1. Introdução
A lei 14.994, sancionada em 9 de outubro de 2024, alterou significativamente o tratamento jurídico do crime de ameaça quando praticado no contexto da violência doméstica e familiar contra a mulher. As mudanças atingem dois pilares essenciais do direito penal e processual penal: a dosimetria da pena e a natureza da ação penal. Ao dobrar a pena e tornar a ação penal incondicionada, o legislador parece ter respondido a pressões sociais por maior rigor contra a violência doméstica. No entanto, essas alterações também suscitam debates relevantes sobre proporcionalidade, presunção de inocência e riscos de instrumentalização da máquina estatal. O presente ensaio visa analisar criticamente essas alterações à luz do sistema garantista do processo penal brasileiro.
2. Desenvolvimento
2.1 O crime de ameaça: o que previa a legislação anterior
O crime de ameaça, previsto no art. 147 do CP, sempre foi tratado como uma infração de menor potencial ofensivo, com pena de detenção de um a seis meses ou multa. Em regra, sua persecução dependia de representação da vítima, nos termos do art. 88 da lei 9.099/1995, respeitando-se, portanto, a autonomia da vítima em decidir se desejava ou não a intervenção penal.
A representação criminal, como se sabe, é uma condição de procedibilidade, prevista no art. 38 e seguintes do CPP. A vítima tem o prazo de seis meses, a partir da ciência da autoria, para manifestar sua vontade de ver o agente processado. Caso não o faça dentro desse prazo, opera-se a decadência, que extingue a punibilidade.
Esse modelo buscava preservar o equilíbrio entre o poder punitivo estatal e a vontade da parte ofendida, especialmente em conflitos interpessoais de baixa lesividade, nos quais o diálogo, a reconciliação ou o distanciamento voluntário muitas vezes resolvem o problema de forma mais eficaz e menos traumática do que a judicialização penal.
2.2 O que mudou com a lei 14.994/24
A lei 14.994/24 promoveu duas mudanças fundamentais no art. 147 do CP:
a) Parágrafo 1º – Aumento de pena
Foi incluída uma causa de aumento de pena, que dobra a sanção aplicável ao crime de ameaça quando ele for praticado no contexto de violência doméstica e familiar contra a mulher.
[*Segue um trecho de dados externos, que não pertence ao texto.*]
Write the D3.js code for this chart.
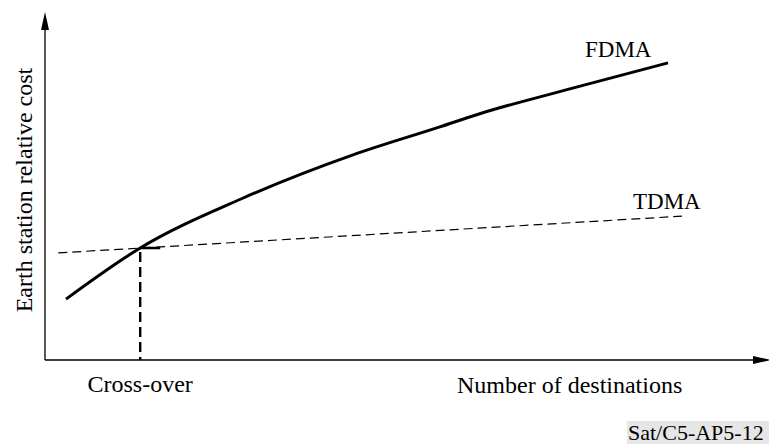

A pena, que era de 1 a 6 meses, pode agora chegar a 1 ano de detenção ou o valor da multa dobrado, conforme a fixação judicial.
b) Parágrafo 2º – Ação penal incondicionada
A segunda alteração foi ainda mais impactante: nos casos de violência doméstica, a ação penal passa a ser pública incondicionada, ou seja, independe de representação da vítima.
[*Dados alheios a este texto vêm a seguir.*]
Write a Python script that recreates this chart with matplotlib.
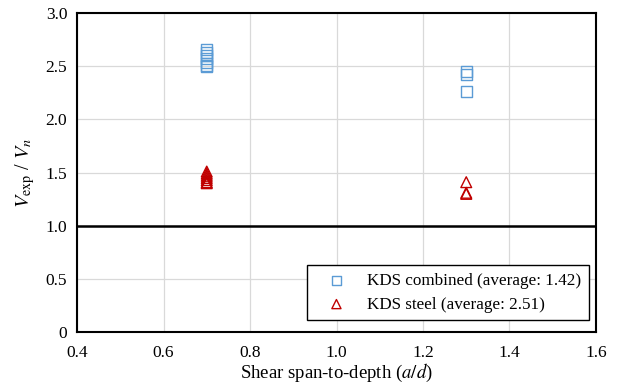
import numpy as np
import matplotlib
matplotlib.use('Agg')
import matplotlib.pyplot as plt

plt.rcParams['font.family'] = 'Liberation Serif'
plt.rcParams['mathtext.fontset'] = 'stix'

# data
ad_combined = [0.7, 0.7, 0.7, 0.7, 0.7, 0.7, 0.7, 1.3, 1.3, 1.3]
ratio_combined = [2.66, 2.63, 2.60, 2.57, 2.53, 2.51, 2.50, 2.45, 2.42, 2.26]
ad_steel = [0.7, 0.7, 0.7, 0.7, 0.7, 0.7, 0.7, 1.3, 1.3, 1.3]
ratio_steel = [1.51, 1.49, 1.47, 1.45, 1.43, 1.41, 1.40, 1.41, 1.31, 1.30]
label_combined = 'KDS combined (average: 1.42)'
label_steel = 'KDS steel (average: 2.51)'

fig = plt.figure(figsize=(6.18, 3.87), dpi=100)
ax = fig.add_axes([0.1246, 0.142, 0.8398, 0.824])

ax.scatter(ad_combined, ratio_combined, marker='s', s=60, facecolors='none',
           edgecolors='#5B9BD5', linewidths=1.0, label=label_combined, zorder=3)
ax.scatter(ad_steel, ratio_steel, marker='^', s=60, facecolors='none',
           edgecolors='#C00000', linewidths=1.0, label=label_steel, zorder=3)

ax.axhline(1.0, color='black', linewidth=1.8, zorder=2)

ax.set_xlim(0.4, 1.6)
ax.set_ylim(0, 3.0)
ax.set_xticks(np.arange(0.4, 1.61, 0.2))
ax.set_yticks(np.arange(0, 3.01, 0.5))
ax.set_xticklabels(['0.4', '0.6', '0.8', '1.0', '1.2', '1.4', '1.6'])
ax.set_yticklabels(['0', '0.5', '1.0', '1.5', '2.0', '2.5', '3.0'])
ax.tick_params(length=0, labelsize=12.5)
ax.tick_params(axis='x', pad=9)
ax.tick_params(axis='y', pad=7)
ax.grid(True, color='#d9d9d9', linewidth=0.9, zorder=0)
ax.set_axisbelow(True)
for s in ax.spines.values():
    s.set_linewidth(1.5)
    s.set_color('black')

ax.set_xlabel('Shear span-to-depth ($a/d$)', fontsize=13.5, labelpad=1)
ax.set_ylabel('$V_{\\mathrm{exp}}$ / $V_n$', fontsize=14.5, labelpad=6)

leg = ax.legend(loc='lower right', bbox_to_anchor=(0.9865, 0.037),
                fontsize=12.3, frameon=True, fancybox=False,
                edgecolor='black', framealpha=1, borderpad=0.45,
                handlelength=2.6, handletextpad=0.5, borderaxespad=0,
                labelspacing=0.45, markerscale=0.85)
leg.get_frame().set_linewidth(1.0)

fig.savefig('out.png', dpi=100)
Na prática, isso significa que basta a lavratura de um boletim de ocorrência para que seja instaurado inquérito policial, com potencial de se converter em um processo criminal, ainda que a suposta vítima não queira processar o acusado.
Essa mudança, embora pretenda evitar que a vítima volte atrás por medo, dependência emocional ou pressões familiares, retira completamente sua autonomia e amplia o risco de judicialização de conflitos pontuais ou mal interpretados. O sistema passa a desconsiderar o contexto subjetivo da vítima, tratando-a como incapaz de decidir o que é melhor para si - o que, ironicamente, contradiz os próprios princípios de empoderamento feminino.
Além disso, o fato de que a palavra da suposta vítima tem grande peso probatório na lei Maria da Penha, somado à nova regra da ação incondicionada, pode gerar um desequilíbrio perigoso: a mera afirmação de ameaça já pode justificar processo e condenação, com pena dobrada, sem que a vítima sequer tenha autorizado a investigação ou o processo criminal.
3. Conclusão
A lei 14.994/24 representa uma guinada importante na repressão às ameaças praticadas contra mulheres no contexto doméstico, buscando dar respostas mais duras e céleres à sociedade. Contudo, ao dobrar a pena e eliminar a necessidade de representação, o legislador parece ter sacrificado princípios fundamentais do direito penal e processual penal, como a proporcionalidade, o contraditório e o respeito à autonomia da vítima.
Trata-se de um avanço normativo que deve ser acompanhado com cautela. Se por um lado, busca maior proteção, por outro, abre brechas para a persecução penal desnecessária, abusiva ou injusta, sobretudo nos casos em que o próprio suposto risco já deixou de existir.
Em um Estado Democrático de Direito, o combate à violência deve ocorrer com rigor, mas sem renunciar às garantias do processo justo, da dignidade dos envolvidos e da sensatez que deve sempre nortear a aplicação da pena.